- Brian C. Rogers
- Managed Fund Since: 10/31/1985
- Joined Firm On 05/28/1982*
- B.A., Harvard College; M.B.A., Harvard Business School
The S&P 500 Index turned in its best quarterly performance since the third quarter of 2009 as the eurozone backed away from the threat of collapse, the U.S. economy showed continued signs of life, and central banks pledged to step in and support global economic growth. Investors diverted assets from relatively safe but low-yielding bonds into riskier investments following last year's turmoil. Strong corporate earnings reports also bolstered U.S. equity returns.
The Equity Income Fund returned 11.23% in the quarter compared with 12.59% for the S&P 500 Index and 9.28% for the Lipper Equity Income Funds Index. For the 12 months ended March 31, 2012, the fund returned 4.51% versus 8.54% for the S&P 500 Index and 5.99% for the Lipper Equity Income Funds Index. The fund's average annual total returns were 4.51%, 0.92%, and 4.71% for the 1-, 5-, and 10-year periods, respectively, as of March 31, 2012.The fund's expense ratio was 0.70% as of its fiscal year ended, December 31, 2010.
The industrials and business services, consumer discretionary, and health care sectors contributed the most to the portfolio's performance during the period, with stock selection playing an important role within the first two groups. The portfolio's energy holdings and weighting in the group were most detrimental, and our stock selection in utilities also trimmed results since utilities declined as investors embraced more risk. All sectors except utilities advanced, led by financials, which made up the portfolio's largest sector allocation. Within materials, the portfolio's largest exposure is to the chemicals, paper, and forest products industries, while in health care we favor pharmaceuticals with their strong cash flow and attractive dividends despite concerns about the sector overall.
Our outlook for U.S. stocks remains positive through the foreseeable future.

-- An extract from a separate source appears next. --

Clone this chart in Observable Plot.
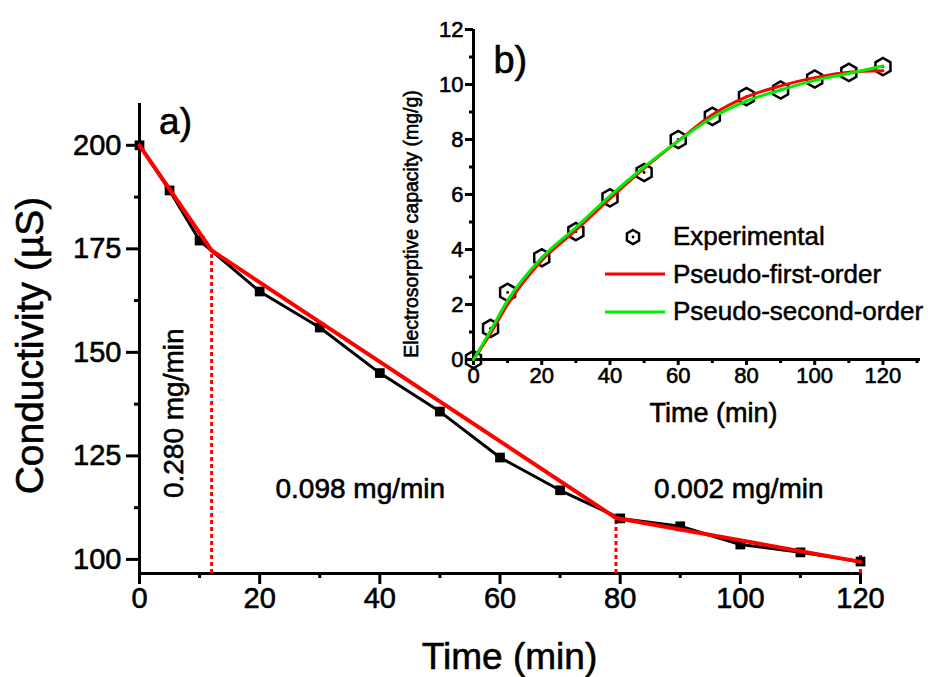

We are encouraged that price/earnings multiples are still reasonable despite the strong first-quarter gains; there is room for an expansion of those multiples as the economy strengthens; overall corporate earnings have been healthy and should continue to improve; and the risk of an extraneous impact on the markets from the eurozone and elsewhere is receding. In this environment, we continue to seek out promising opportunities in select areas of the market, without making wholesale changes to our portfolios. As always, we focus on established companies exhibiting attractive stock valuations and reasonable dividend yields rather than on a broad view of economic conditions.